Das Freihandelsabkommen Nafta wurde 1994 zwischen den USA, Kanada und Mexiko geschlossen. Der Vertrag wird derzeit überarbeitet. US-Präsident Donald Trump hat mit dem Austritt aus der Vereinbarung gedroht, weil er darin Nachteile für sein Land sieht. Der kanadische Ministerpräsident Justin Trudeau berät mit Trump am Mittwoch in Washington über das Abkommen. In der Nähe der US-Hauptstadt soll zugleich die vierte Verhandlungsrunde zwischen den drei Nafta-Staaten beginnen. Sollte Großbritannien der Freihandelszone beitreten, müsste es sich nach 40-jähriger Orientierung an den EU-Regeln den nordamerikanischen Vorgaben für Dienstleistungen, Waren, Wettbewerbsregel und Datenschutz-Vorgaben unterwerfen.
Die britische Regierung steht unter Zeitdruck, da die EU über das in London angestrebte Freihandelsabkommen erst dann verhandeln will, wenn bei den Brexit-Scheidungsgesprächen ausreichend Fortschritte erzielt wurden. Tusk sagte in Brüssel, er hoffe darauf, dass bis Dezember genug Substanz in diesen Verhandlungen erzielt wird. Die britische Seite hatte dagegen darauf gesetzt, dass beim EU-Gipfel kommende Woche entsprechende Fortschritte festgestellt werden. Tusk sagte, die EU verhandele im guten Glauben. "Wir hören aus London, dass die britische Regierung ein 'No deal'-Szenario vorbereitet. Ich möchte sehr deutlich sagen, dass die EU nicht an einem solchen Szenario arbeitet."
Mehrere Verhandlungsrunden in Brüssel haben bisher nur wenig greifbare Ergebnisse hervorgebracht. Die britische Premierministerin Theresa May erwartet einen Abschluss der Brexit-Gespräche erst kurz vor dem EU-Austritt ihres Landes im März 2019. Dem Vertrag müssen vor dem Inkrafttreten alle 28 beteiligten Staaten sowie das EU-Parlament zustimmen.
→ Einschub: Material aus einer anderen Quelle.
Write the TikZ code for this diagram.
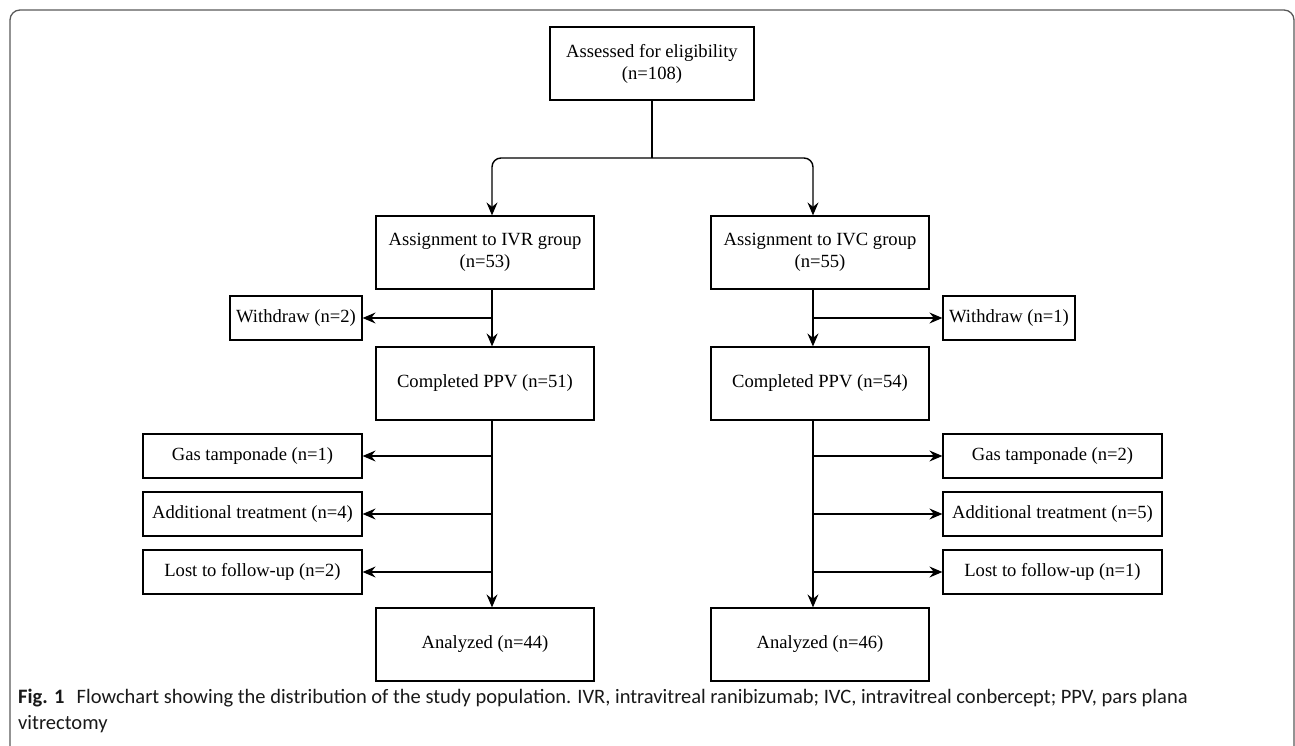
\documentclass[tikz,border=0pt]{standalone}
\usepackage{fontspec}
\setmainfont{Liberation Serif}
\newfontfamily\capfont{Carlito}
\usetikzlibrary{arrows.meta,calc}
\begin{document}
\begin{tikzpicture}[x=1bp,y=-1bp,
  box/.style={draw, line width=1.2bp, minimum width=#1, align=center, inner sep=0pt,
    font=\fontsize{18.6bp}{22bp}\selectfont},
  tallbox/.style={box=#1, minimum height=73bp},
  smallbox/.style={box=#1, minimum height=44bp},
  conn/.style={line width=1.4bp},
  arr/.style={conn, -{Stealth[length=13bp,width=11bp,inset=4.5bp]}},
]
\useasboundingbox (0,0) rectangle (1295,746);
% outer frame
\draw[line width=1.3bp, draw=black!65, rounded corners=10bp] (10,760) -- (10,10) -- (1294,10) -- (1294,760);

% nodes
\node[tallbox=204bp] (top) at (652,63.5) {Assessed for eligibility\\(n=108)};
\node[tallbox=218bp] (ivr) at (485,252.5) {Assignment to IVR group\\(n=53)};
\node[tallbox=218bp] (ivc) at (820,252.5) {Assignment to IVC group\\(n=55)};
\node[smallbox=132bp] (wl) at (296,318) {Withdraw (n=2)};
\node[smallbox=132bp] (wr) at (1009,318) {Withdraw (n=1)};
\node[tallbox=218bp] (ppvl) at (485,383.5) {Completed PPV (n=51)};
\node[tallbox=218bp] (ppvr) at (820,383.5) {Completed PPV (n=54)};
\node[smallbox=219bp] (gl) at (252.5,456) {Gas tamponade (n=1)};
\node[smallbox=219bp] (al) at (252.5,514) {Additional treatment (n=4)};
\node[smallbox=219bp] (ll) at (252.5,572) {Lost to follow-up (n=2)};
\node[smallbox=219bp] (gr) at (1052.5,456) {Gas tamponade (n=2)};
\node[smallbox=219bp] (ar) at (1052.5,514) {Additional treatment (n=5)};
\node[smallbox=219bp] (lr) at (1052.5,572) {Lost to follow-up (n=1)};
\node[tallbox=218bp] (anl) at (485,644.5) {Analyzed (n=44)};
\node[tallbox=218bp] (anr) at (820,644.5) {Analyzed (n=46)};

% spine coordinates
\coordinate (split) at (652,158);
\coordinate (sl) at (492,0);
\coordinate (sr) at (813,0);

% top split
\draw[conn] (top.south) -- (split);
\draw[arr, rounded corners=9bp] (split) -- (split -| sl) -- (ivr.north -| sl);
\draw[arr, rounded corners=9bp] (split) -- (split -| sr) -- (ivc.north -| sr);

% left column
\draw[arr] (ivr.south -| sl) -- (ppvl.north -| sl);
\draw[arr] (wl.east -| sl) -- (wl.east);
\draw[arr] (ppvl.south -| sl) -- (anl.north -| sl);
\draw[arr] (gl.east -| sl) -- (gl.east);
\draw[arr] (al.east -| sl) -- (al.east);
\draw[arr] (ll.east -| sl) -- (ll.east);

% right column
\draw[arr] (ivc.south -| sr) -- (ppvr.north -| sr);
\draw[arr] (wr.west -| sr) -- (wr.west);
\draw[arr] (ppvr.south -| sr) -- (anr.north -| sr);
\draw[arr] (gr.west -| sr) -- (gr.west);
\draw[arr] (ar.west -| sr) -- (ar.west);
\draw[arr] (lr.west -| sr) -- (lr.west);

% caption
\node[anchor=north west, align=left, inner sep=0pt, font=\capfont\fontsize{20.5bp}{26bp}\selectfont, text=black!90] (cap) at (18,689)
  {\textbf{Fig. 1}\hspace{0.6em}Flowchart showing the distribution of the study population. IVR, intravitreal ranibizumab; IVC, intravitreal conbercept; PPV, pars plana\\vitrectomy};
\end{tikzpicture}
\end{document}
Trotz der unsicheren Lage will die Mehrheit der Briten einer Umfrage zufolge, dass May zumindest bis zum Abschluss der Austritts-Verhandlungen im Amt bleibt. 57 Prozent der Befragten sind dieser Ansicht, wie aus einer Erhebung des ORB-Instituts für den "Telegraph" hervorgeht. Nur jeder fünfte Befragte hielt demnach Außenminister Boris Johnson für besser geeignet. Das Institut befragte mehr als 2000 Wähler am vergangenen Wochenende.
An den Finanzmärkten stieg zugleich die Hoffnung auf eine gütliche Einigung mit der EU. So verteuerten sich britische Bankaktien, weil Analysten über einen "sanften Brexit" spekulierten.